I am reading measure theory in Rudin Book and in one of the its proofs, it is derived from an equality which exists between four sequences that this equality should also exist on four Limits. I think it is resulted from this fact that sum (and so difference) of two convergent sequences converges to sum of limits But I feel somehow unsure in this case. Can some one describe equality on limit more for me? Thanks in advance This is the sequences and the limits:

Answer 1

For the benefit of people without access to the book:

1. Rudin builds up the Lebesgue measure by first considering an arbitrary additive, regular, nonnegative set function $\mu$ which is finite on $E$ (the set of elementary subsets of $\mathbb{R}^p$), then defining an outer measure $\mu^*$ on $\mathbb{R}^p$ in the usual way (i.e. taking infinums of the $\mu$-measures of coverings by open intervals).
2. (34) states that, given a sequence of elementary sets $A_n$ (i.e. each $A_n$ is the union of finitely many intervals) converging to $A$, then $\mu^*(A_n)$ converges to $\mu^*(A)$ as $n$ tends to infinity
3. Theorem 11.8(a) states that every elementary set $A$ (elementary defined as in 2.) satisfies $\mu^*(A) = \mu(A)$.

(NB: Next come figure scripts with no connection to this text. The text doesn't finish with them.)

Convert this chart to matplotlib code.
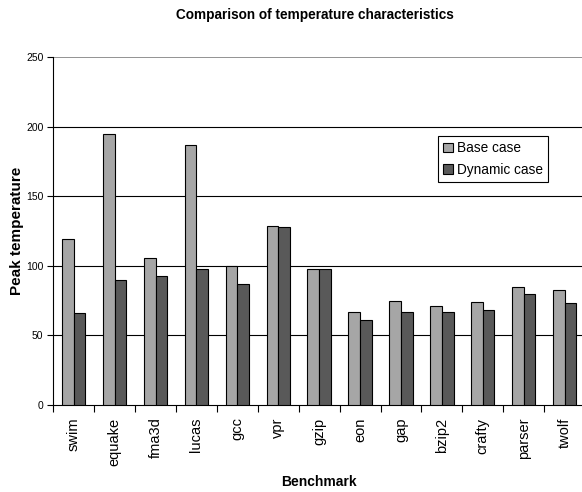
import numpy as np
import matplotlib
matplotlib.use('Agg')
import matplotlib.pyplot as plt

plt.rcParams['font.family'] = ['Liberation Sans', 'DejaVu Sans']

# Данные
benchmarks = ['swim', 'equake', 'fma3d', 'lucas', 'gcc', 'vpr', 'gzip',
              'eon', 'gap', 'bzip2', 'crafty', 'parser', 'twolf']
base_case = [119, 195, 106, 187, 100, 129, 98, 67, 74.5, 71, 74, 85, 83]
dynamic_case = [66, 90, 93, 98, 87, 128, 98, 61, 67, 67, 68, 80, 73]

W, H = 582, 492
fig = plt.figure(figsize=(W / 100, H / 100), dpi=100)
ax = fig.add_axes([53.3 / W, 1 - 405 / H, (585 - 53.3) / W, (405 - 57.3) / H])

x = np.arange(len(benchmarks))
bw = 0.285
ax.bar(x - bw / 2, base_case, bw, color='#a6a6a6', edgecolor='black', linewidth=0.8,
       label='Base case', zorder=3)
ax.bar(x + bw / 2, dynamic_case, bw, color='#595959', edgecolor='black', linewidth=0.8,
       label='Dynamic case', zorder=3)

ax.set_xlim(-0.5, len(benchmarks) - 0.5)
ax.set_ylim(0, 250)

# Сетка
for yv in [50, 100, 150, 200]:
    ax.axhline(yv, color='black', linewidth=0.8, zorder=1)
ax.axhline(250, color='#808080', linewidth=1.2, zorder=1)

for s in ['top', 'right']:
    ax.spines[s].set_visible(False)
ax.spines['left'].set_linewidth(0.8)
ax.spines['bottom'].set_linewidth(0.8)

ax.set_yticks([0, 50, 100, 150, 200, 250])
ax.tick_params(axis='y', labelsize=7.5, length=4, width=0.8, pad=3)

# Деления между категориями, подписи по центру
ax.set_xticks(np.arange(-0.5, len(benchmarks), 1.0))
ax.set_xticklabels([])
ax.tick_params(axis='x', which='major', length=5, width=0.8)
ax.set_xticks(x, minor=True)
ax.set_xticklabels(benchmarks, minor=True, rotation=90, fontsize=10.5)
ax.tick_params(axis='x', which='minor', length=0, pad=9)

ax.set_xlabel('Benchmark', fontsize=10, fontweight='bold', va='center')
ax.xaxis.set_label_coords(0.4997, -0.2215)
ax.set_ylabel('Peak temperature', fontsize=11, fontweight='bold')
ax.yaxis.set_label_coords(-0.055, 0.5)

fig.text(315 / W, 1 - 15 / H, 'Comparison of temperature characteristics',
         ha='center', va='center', fontsize=9.8, fontweight='bold')

leg = ax.legend(loc='upper left', bbox_to_anchor=(0.7235, 0.7737), borderaxespad=0,
                fancybox=False, edgecolor='black', framealpha=1, fontsize=9.8,
                handlelength=0.7, handleheight=0.7, handletextpad=0.3,
                borderpad=0.4, labelspacing=0.55)
leg.get_frame().set_linewidth(0.8)

fig.savefig('out.png', dpi=100)
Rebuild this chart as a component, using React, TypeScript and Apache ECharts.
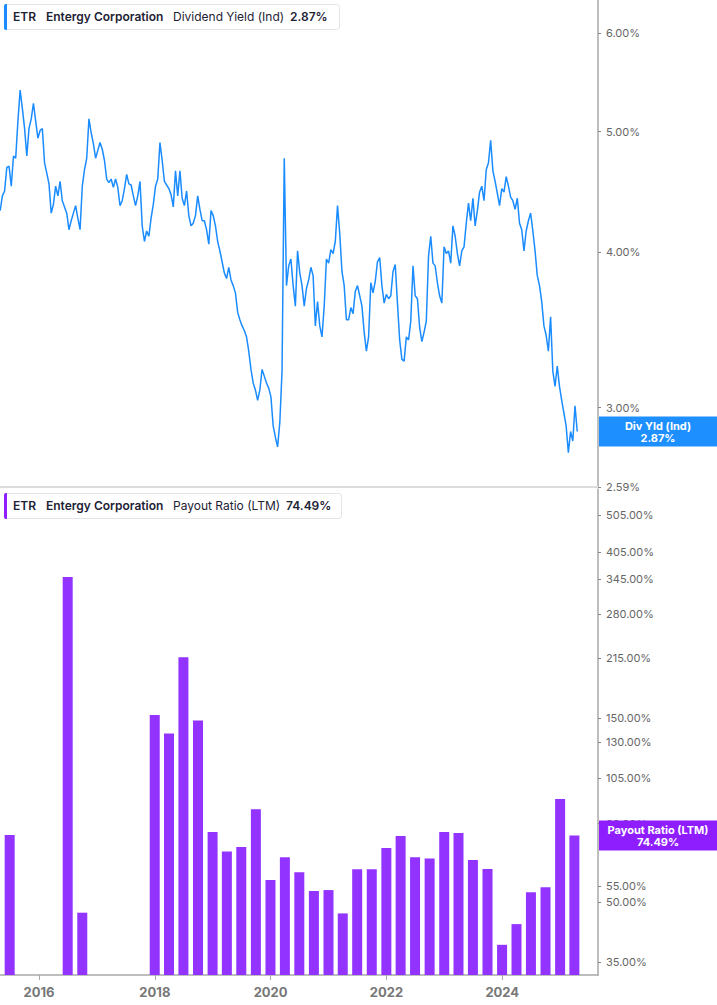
import * as echarts from 'echarts';
import { useEffect, useRef } from 'react';

// Dividend yield (Ind), %, one reading every two weeks from 2015-05-01
const yieldStart = '2015-05-01';
const yieldStepDays = 14;
const dividendYield = [
  4.32, 4.44, 4.48, 4.68, 4.69, 4.52, 4.78, 4.76, 5.10, 5.40,
  5.22, 5.03, 4.78, 5.03, 5.12, 5.27, 5.10, 4.94, 5.01, 5.03,
  4.72, 4.63, 4.54, 4.30, 4.37, 4.52, 4.44, 4.56, 4.40, 4.35,
  4.30, 4.17, 4.24, 4.30, 4.36, 4.26, 4.17, 4.52, 4.66, 4.76,
  5.12, 4.99, 4.89, 4.76, 4.83, 4.90, 4.84, 4.74, 4.58, 4.55,
  4.58, 4.51, 4.58, 4.51, 4.36, 4.40, 4.50, 4.62, 4.54, 4.53,
  4.44, 4.36, 4.44, 4.56, 4.20, 4.08, 4.16, 4.12, 4.26, 4.37,
  4.52, 4.58, 4.90, 4.74, 4.56, 4.53, 4.50, 4.45, 4.35, 4.65,
  4.44, 4.65, 4.42, 4.36, 4.48, 4.28, 4.20, 4.22, 4.28, 4.44,
  4.33, 4.24, 4.24, 4.17, 4.06, 4.32, 4.28, 4.20, 4.08, 4.01,
  3.93, 3.85, 3.81, 3.89, 3.80, 3.76, 3.71, 3.58, 3.53, 3.49,
  3.46, 3.42, 3.33, 3.22, 3.14, 3.10, 3.04, 3.10, 3.22, 3.18,
  3.14, 3.11, 3.06, 2.90, 2.84, 2.79, 2.92, 3.21, 4.76, 3.76,
  3.90, 3.95, 3.76, 3.62, 4.01, 3.85, 3.76, 3.62, 3.74, 3.80,
  3.89, 3.83, 3.49, 3.65, 3.49, 3.42, 3.62, 3.95, 3.92, 4.02,
  3.99, 4.08, 4.36, 4.14, 3.86, 3.76, 3.53, 3.53, 3.61, 3.57,
  3.72, 3.76, 3.69, 3.62, 3.45, 3.33, 3.42, 3.78, 3.71, 3.79,
  3.93, 3.96, 3.76, 3.64, 3.70, 3.67, 3.69, 3.86, 3.91, 3.64,
  3.40, 3.28, 3.27, 3.42, 3.40, 3.52, 3.90, 3.69, 3.67, 3.48,
  3.39, 3.45, 3.52, 3.97, 4.12, 3.92, 3.90, 3.78, 3.69, 3.64,
  4.04, 3.99, 4.01, 3.92, 4.20, 4.12, 3.99, 3.90, 4.01, 4.04,
  4.22, 4.38, 4.24, 4.42, 4.20, 4.32, 4.47, 4.52, 4.40, 4.66,
  4.72, 4.92, 4.65, 4.56, 4.46, 4.36, 4.50, 4.47, 4.60, 4.52,
  4.43, 4.40, 4.33, 4.42, 4.22, 4.17, 4.01, 4.16, 4.24, 4.30,
  4.16, 4.01, 3.83, 3.76, 3.65, 3.49, 3.43, 3.33, 3.55, 3.21,
  3.12, 3.24, 3.12, 3.04, 2.97, 2.90, 2.76, 2.87, 2.82, 3.01, 2.87,
];

// Payout ratio (LTM), %, quarter ends (negative quarters not shown)
const payoutDates = [
  '2015-06-30', '2016-06-30', '2016-09-30',
  '2017-12-31', '2018-03-31', '2018-06-30', '2018-09-30', '2018-12-31',
  '2019-03-31', '2019-06-30', '2019-09-30', '2019-12-31',
  '2020-03-31', '2020-06-30', '2020-09-30', '2020-12-31',
  '2021-03-31', '2021-06-30', '2021-09-30', '2021-12-31',
  '2022-03-31', '2022-06-30', '2022-09-30', '2022-12-31',
  '2023-03-31', '2023-06-30', '2023-09-30', '2023-12-31',
  '2024-03-31', '2024-06-30', '2024-09-30', '2024-12-31',
  '2025-03-31',
];
const payoutRatio = [
  74.8, 349, 47.0,
  153, 137, 216, 148, 76.1,
  67.7, 69.6, 87.2, 57.1,
  65.4, 59.8, 53.5, 53.8,
  46.8, 60.9, 60.9, 69.2,
  74.3, 65.4, 65.0, 76.1,
  75.7, 64.4, 61.0, 38.8,
  43.9, 53.1, 54.7, 92.7,
  74.49,
];

const yieldTicks = [2.59, 3, 4, 5, 6];
const payoutTicks = [35, 50, 55, 80, 105, 130, 150, 215, 280, 345, 405, 505];
const yearTicks = ['2016-01-01', '2018-01-01', '2020-01-01', '2022-01-01', '2024-01-01'];

const X_MIN = '2015-04-30';
const X_MAX = '2025-08-27';
const YIELD_MIN = 2.59;
const YIELD_MAX = 6.38;
const PAYOUT_MIN = 32.4;
const PAYOUT_MAX = 590;

const BLUE = '#1a8cff';
const PURPLE = '#9333ff';
const FONT = 'Inter, "Noto Sans", sans-serif';

const ts = (s: string) => new Date(s + 'T00:00:00').getTime();
const pct = (v: number) => Math.exp(v).toFixed(2) + '%';

function yieldDates() {
  const start = new Date(yieldStart + 'T00:00:00');
  return dividendYield.map((_, i) => {
    const d = new Date(start.getTime());
    d.setDate(d.getDate() + i * yieldStepDays);
    return d.getTime();
  });
}

function legendBox(y: number, width: number, color: string, metric: string, value: string, valueX: number) {
  const cy = y + 12.5;
  const txt = (x: number, text: string, weight: string) => ({
    type: 'text',
    x,
    y: cy,
    z: 50,
    style: { text, fill: '#1d2235', font: `${weight} 12px ${FONT}`, verticalAlign: 'middle' },
  });
  return [
    {
      type: 'rect',
      shape: { x: 4.5, y: y + 0.5, width, height: 25, r: 3 },
      style: { fill: '#fff', stroke: '#e4e4e7', lineWidth: 1 },
      z: 49,
    },
    { type: 'rect', shape: { x: 4, y, width: 3, height: 26, r: [2, 0, 0, 2] }, style: { fill: color }, z: 50 },
    txt(13, 'ETR', '600'),
    txt(46, 'Entergy Corporation', '600'),
    txt(173, metric, '400'),
    txt(valueX, value, '600'),
  ];
}

function valueBox(cy: number, color: string, label: string, value: string) {
  return [
    { type: 'rect', shape: { x: 599, y: cy - 15, width: 118, height: 30 }, style: { fill: color }, z: 100 },
    {
      type: 'text',
      x: 658,
      y: cy,
      z: 101,
      style: {
        text: `${label}\n${value}`,
        fill: '#fff',
        font: `bold 11px ${FONT}`,
        align: 'center',
        verticalAlign: 'middle',
        lineHeight: 12,
      },
    },
  ];
}

export default function App() {
  const chartRef = useRef<HTMLDivElement>(null);

  useEffect(() => {
    if (!chartRef.current) return;
    const chart = echarts.init(chartRef.current, null, { renderer: 'svg' });

    const dates = yieldDates();
    const lineData = dividendYield.map((v, i) => [dates[i], Math.log(v)]);
    const barData = payoutRatio.map((v, i) => [ts(payoutDates[i]), Math.log(v)]);
    const lastYield = dividendYield[dividendYield.length - 1];
    const lastPayout = payoutRatio[payoutRatio.length - 1];

    const yAxisCommon = {
      type: 'value',
      position: 'right',
      scale: true,
      splitLine: { show: false },
      axisLine: { show: true, lineStyle: { color: '#a8a8a8', width: 1.5 } },
      axisTick: { show: true, length: 3, lineStyle: { color: '#888' } },
      axisLabel: { color: '#666', fontSize: 11, fontFamily: FONT, margin: 8, formatter: pct },
    };

    const xAxisCommon = {
      type: 'value',
      min: ts(X_MIN),
      max: ts(X_MAX),
      splitLine: { show: false },
    };

    chart.setOption({
      animation: false,
      textStyle: { fontFamily: FONT },
      grid: [
        { left: 0, right: 119, top: 0, height: 487 },
        { left: 0, right: 119, top: 489, bottom: 30 },
      ],
      xAxis: [
        {
          ...xAxisCommon,
          gridIndex: 0,
          axisLine: { show: true, onZero: false, lineStyle: { color: '#dcdcdc', width: 2 } },
          axisTick: { show: false },
          axisLabel: { show: false },
        },
        {
          ...xAxisCommon,
          gridIndex: 1,
          axisLine: { show: true, onZero: false, lineStyle: { color: '#a8a8a8', width: 1.5 } },
          axisTick: { show: true, length: 5, customValues: yearTicks.map(ts), lineStyle: { color: '#a8a8a8' } },
          axisLabel: {
            customValues: yearTicks.map(ts),
            color: '#777',
            fontSize: 13,
            fontWeight: 'bold',
            fontFamily: FONT,
            margin: 10,
            formatter: (v: number) => String(new Date(v).getFullYear()),
          },
        },
      ],
      yAxis: [
        {
          ...yAxisCommon,
          gridIndex: 0,
          min: Math.log(YIELD_MIN),
          max: Math.log(YIELD_MAX),
          axisTick: { ...yAxisCommon.axisTick, customValues: yieldTicks.map(Math.log) },
          axisLabel: { ...yAxisCommon.axisLabel, customValues: yieldTicks.map(Math.log) },
        },
        {
          ...yAxisCommon,
          gridIndex: 1,
          min: Math.log(PAYOUT_MIN),
          max: Math.log(PAYOUT_MAX),
          axisTick: { ...yAxisCommon.axisTick, customValues: payoutTicks.map(Math.log) },
          axisLabel: { ...yAxisCommon.axisLabel, customValues: payoutTicks.map(Math.log) },
        },
      ],
      series: [
        {
          name: 'Dividend Yield (Ind)',
          type: 'line',
          xAxisIndex: 0,
          yAxisIndex: 0,
          data: lineData,
          showSymbol: false,
          lineStyle: { color: BLUE, width: 1.5 },
          itemStyle: { color: BLUE },
        },
        {
          name: 'Payout Ratio (LTM)',
          type: 'bar',
          xAxisIndex: 1,
          yAxisIndex: 1,
          data: barData,
          barWidth: 10,
          clip: true,
          itemStyle: { color: PURPLE },
        },
      ],
    });

    const yieldY = chart.convertToPixel({ xAxisIndex: 0, yAxisIndex: 0 }, [dates[dates.length - 1], Math.log(lastYield)])[1];
    const payoutY = chart.convertToPixel(
      { xAxisIndex: 1, yAxisIndex: 1 },
      [ts(payoutDates[payoutDates.length - 1]), Math.log(lastPayout)]
    )[1];

    chart.setOption({
      graphic: [
        ...legendBox(4, 335, BLUE, 'Dividend Yield (Ind)', lastYield.toFixed(2) + '%', 290),
        ...legendBox(493, 337, '#8f1eff', 'Payout Ratio (LTM)', lastPayout.toFixed(2) + '%', 286),
        ...valueBox(yieldY, '#1e8fff', 'Div Yld (Ind)', lastYield.toFixed(2) + '%'),
        ...valueBox(payoutY, '#8f1eff', 'Payout Ratio (LTM)', lastPayout.toFixed(2) + '%'),
      ],
    });

    return () => {
      chart.dispose();
    };
  }, []);

  return (
    <div
      ref={chartRef}
      style={{ position: 'absolute', left: 0, top: 0, width: '717px', height: '1005px', background: '#fff' }}
    />
  );
}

So the logic is as follows: $$\mu(A_n) + \mu(B_n) = \mu(A_n \cup B_n) + \mu(A_n \cap B_n)$$ Take limits of both sides: $$\lim_{n \to \infty} \left( \mu(A_n) + \mu(B_n) \right) = \lim_{n \to \infty} \left( \mu(A_n \cup B_n) + \mu(A_n \cap B_n) \right) $$ Distribute the limits (fine since these are strictly positive quantities, and we're happy to have $\infty + a = \infty$: $$\lim_{n \to \infty} \left( \mu(A_n) \right) + \lim_{n \to \infty} \left( \mu(B_n) \right) = \lim_{n \to \infty} \left( \mu(A_n \cup B_n) \right) + \lim_{n \to \infty} \left( \mu(A_n \cap B_n) \right) $$ Apply theorem 11.8(a), transforming $\mu$ to $\mu^*$ since the $A_n$ are elementary: $$\lim_{n \to \infty} \left( \mu^*(A_n) \right) + \lim_{n \to \infty} \left( \mu^*(B_n) \right) = \lim_{n \to \infty} \left( \mu^*(A_n \cup B_n) \right) + \lim_{n \to \infty} \left( \mu^*(A_n \cap B_n) \right) $$ Apply (34) to take simplify, noting that $A_n \cup B_n \to A \cup B$ and $A_n \cap B_n \to A \cap B$: $$\mu^*(A) + \mu^*(B) = \mu^*(A \cup B) + \mu^*(A \cap B)$$